*The exercise*. Pull out every line from the listing that has the word "this".

[Items from a dataset]
*-*-*
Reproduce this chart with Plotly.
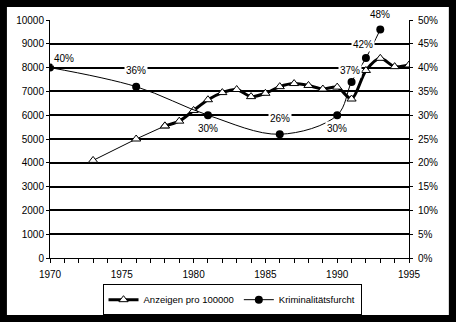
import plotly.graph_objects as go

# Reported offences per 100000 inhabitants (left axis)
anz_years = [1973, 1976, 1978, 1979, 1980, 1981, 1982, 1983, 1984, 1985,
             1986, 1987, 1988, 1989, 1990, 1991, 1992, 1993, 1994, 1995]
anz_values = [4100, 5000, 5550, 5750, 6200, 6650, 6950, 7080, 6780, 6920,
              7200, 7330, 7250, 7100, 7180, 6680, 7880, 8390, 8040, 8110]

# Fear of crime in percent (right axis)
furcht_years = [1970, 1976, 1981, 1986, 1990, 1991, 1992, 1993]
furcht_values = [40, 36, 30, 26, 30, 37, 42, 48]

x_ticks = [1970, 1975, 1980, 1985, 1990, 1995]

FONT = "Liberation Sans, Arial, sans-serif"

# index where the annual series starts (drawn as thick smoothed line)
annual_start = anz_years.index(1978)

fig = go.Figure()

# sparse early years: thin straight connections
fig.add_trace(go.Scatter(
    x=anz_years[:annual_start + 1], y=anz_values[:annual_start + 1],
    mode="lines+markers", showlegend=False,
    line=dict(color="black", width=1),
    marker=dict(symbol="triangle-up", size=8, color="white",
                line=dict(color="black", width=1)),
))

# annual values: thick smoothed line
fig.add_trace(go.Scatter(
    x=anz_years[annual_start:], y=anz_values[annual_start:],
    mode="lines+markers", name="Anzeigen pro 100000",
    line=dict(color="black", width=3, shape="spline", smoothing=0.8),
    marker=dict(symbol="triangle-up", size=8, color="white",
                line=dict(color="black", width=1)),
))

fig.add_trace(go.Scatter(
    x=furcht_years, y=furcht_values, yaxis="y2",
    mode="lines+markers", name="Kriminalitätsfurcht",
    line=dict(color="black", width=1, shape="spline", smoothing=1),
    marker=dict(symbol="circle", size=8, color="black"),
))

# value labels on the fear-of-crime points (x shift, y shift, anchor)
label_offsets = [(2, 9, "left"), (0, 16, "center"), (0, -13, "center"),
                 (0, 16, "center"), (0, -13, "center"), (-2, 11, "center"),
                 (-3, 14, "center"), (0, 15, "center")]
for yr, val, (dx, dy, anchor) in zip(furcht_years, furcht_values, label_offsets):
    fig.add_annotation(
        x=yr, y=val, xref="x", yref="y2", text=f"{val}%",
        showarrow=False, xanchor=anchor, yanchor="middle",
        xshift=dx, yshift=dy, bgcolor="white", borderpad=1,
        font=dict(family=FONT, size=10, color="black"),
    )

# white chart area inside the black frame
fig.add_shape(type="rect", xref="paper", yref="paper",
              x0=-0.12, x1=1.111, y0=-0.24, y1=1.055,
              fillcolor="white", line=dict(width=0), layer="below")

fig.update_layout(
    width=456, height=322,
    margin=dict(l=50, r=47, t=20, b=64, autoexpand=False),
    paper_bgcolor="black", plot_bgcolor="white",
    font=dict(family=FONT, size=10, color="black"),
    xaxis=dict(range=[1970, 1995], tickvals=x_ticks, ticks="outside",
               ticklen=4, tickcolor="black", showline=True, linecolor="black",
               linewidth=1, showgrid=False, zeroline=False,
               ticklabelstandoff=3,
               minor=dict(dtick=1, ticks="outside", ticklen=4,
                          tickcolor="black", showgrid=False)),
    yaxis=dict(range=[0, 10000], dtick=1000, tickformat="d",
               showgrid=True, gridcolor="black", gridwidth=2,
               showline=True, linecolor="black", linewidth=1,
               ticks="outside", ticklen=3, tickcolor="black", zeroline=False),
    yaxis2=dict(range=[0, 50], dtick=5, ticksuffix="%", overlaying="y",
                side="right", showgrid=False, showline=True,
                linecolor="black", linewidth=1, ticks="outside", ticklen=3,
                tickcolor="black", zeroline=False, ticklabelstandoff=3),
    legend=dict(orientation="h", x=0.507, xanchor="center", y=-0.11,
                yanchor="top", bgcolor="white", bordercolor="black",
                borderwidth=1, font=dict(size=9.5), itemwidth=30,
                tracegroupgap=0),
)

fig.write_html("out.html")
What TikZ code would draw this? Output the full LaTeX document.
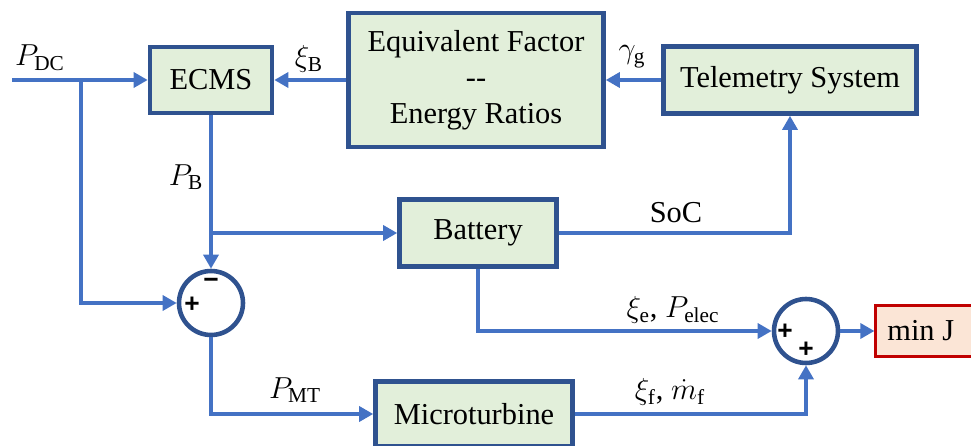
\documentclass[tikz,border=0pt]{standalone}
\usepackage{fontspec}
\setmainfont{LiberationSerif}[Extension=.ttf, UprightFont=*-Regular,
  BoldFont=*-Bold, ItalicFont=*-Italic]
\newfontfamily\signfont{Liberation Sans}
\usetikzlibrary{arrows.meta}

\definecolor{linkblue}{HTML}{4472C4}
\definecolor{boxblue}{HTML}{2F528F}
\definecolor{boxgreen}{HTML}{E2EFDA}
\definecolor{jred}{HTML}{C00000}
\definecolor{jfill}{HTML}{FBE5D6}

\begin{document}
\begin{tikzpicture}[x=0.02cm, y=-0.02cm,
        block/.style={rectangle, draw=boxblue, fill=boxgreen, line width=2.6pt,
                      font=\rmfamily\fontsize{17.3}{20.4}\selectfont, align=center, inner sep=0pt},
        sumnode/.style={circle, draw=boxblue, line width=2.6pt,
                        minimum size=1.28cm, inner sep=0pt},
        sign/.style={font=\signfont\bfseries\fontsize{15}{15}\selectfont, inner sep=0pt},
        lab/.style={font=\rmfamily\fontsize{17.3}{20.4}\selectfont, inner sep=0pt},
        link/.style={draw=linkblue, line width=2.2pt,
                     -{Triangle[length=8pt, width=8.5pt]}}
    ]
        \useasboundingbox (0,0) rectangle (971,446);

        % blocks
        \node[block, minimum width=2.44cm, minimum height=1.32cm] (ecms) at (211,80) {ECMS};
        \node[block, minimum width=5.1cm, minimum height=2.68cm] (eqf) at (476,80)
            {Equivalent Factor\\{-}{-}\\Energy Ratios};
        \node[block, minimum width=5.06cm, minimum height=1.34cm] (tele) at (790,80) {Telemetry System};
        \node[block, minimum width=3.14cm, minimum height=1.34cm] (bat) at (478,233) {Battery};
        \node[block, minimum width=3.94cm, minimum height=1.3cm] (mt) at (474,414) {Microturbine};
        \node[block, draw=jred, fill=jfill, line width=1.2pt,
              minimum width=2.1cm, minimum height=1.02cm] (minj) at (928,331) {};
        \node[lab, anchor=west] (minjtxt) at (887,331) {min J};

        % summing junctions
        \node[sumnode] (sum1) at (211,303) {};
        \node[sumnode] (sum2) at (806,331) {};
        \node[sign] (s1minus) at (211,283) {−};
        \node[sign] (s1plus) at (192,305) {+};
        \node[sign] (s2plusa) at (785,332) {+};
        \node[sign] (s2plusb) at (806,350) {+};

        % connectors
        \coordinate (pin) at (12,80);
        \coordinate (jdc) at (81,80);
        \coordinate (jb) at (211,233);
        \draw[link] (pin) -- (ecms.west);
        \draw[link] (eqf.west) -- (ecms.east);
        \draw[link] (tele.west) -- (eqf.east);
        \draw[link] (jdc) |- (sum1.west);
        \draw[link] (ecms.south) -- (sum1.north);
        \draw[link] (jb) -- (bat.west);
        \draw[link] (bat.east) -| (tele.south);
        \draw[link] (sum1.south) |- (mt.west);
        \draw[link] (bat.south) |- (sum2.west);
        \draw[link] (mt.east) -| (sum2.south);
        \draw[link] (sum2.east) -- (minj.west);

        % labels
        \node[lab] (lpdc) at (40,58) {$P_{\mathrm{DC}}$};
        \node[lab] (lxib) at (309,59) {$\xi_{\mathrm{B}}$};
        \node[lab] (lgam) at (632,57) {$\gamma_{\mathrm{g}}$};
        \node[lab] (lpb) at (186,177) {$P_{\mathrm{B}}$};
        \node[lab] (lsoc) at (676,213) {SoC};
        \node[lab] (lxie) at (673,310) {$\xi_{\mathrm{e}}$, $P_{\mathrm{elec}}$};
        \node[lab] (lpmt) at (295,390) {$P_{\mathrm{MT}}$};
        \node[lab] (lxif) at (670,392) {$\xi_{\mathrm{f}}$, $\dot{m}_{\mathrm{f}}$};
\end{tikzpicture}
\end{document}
*-*-*
*Exercise answer*.
Reproduce this chart with Plotly.
What TikZ code would draw this? Output the full LaTeX document.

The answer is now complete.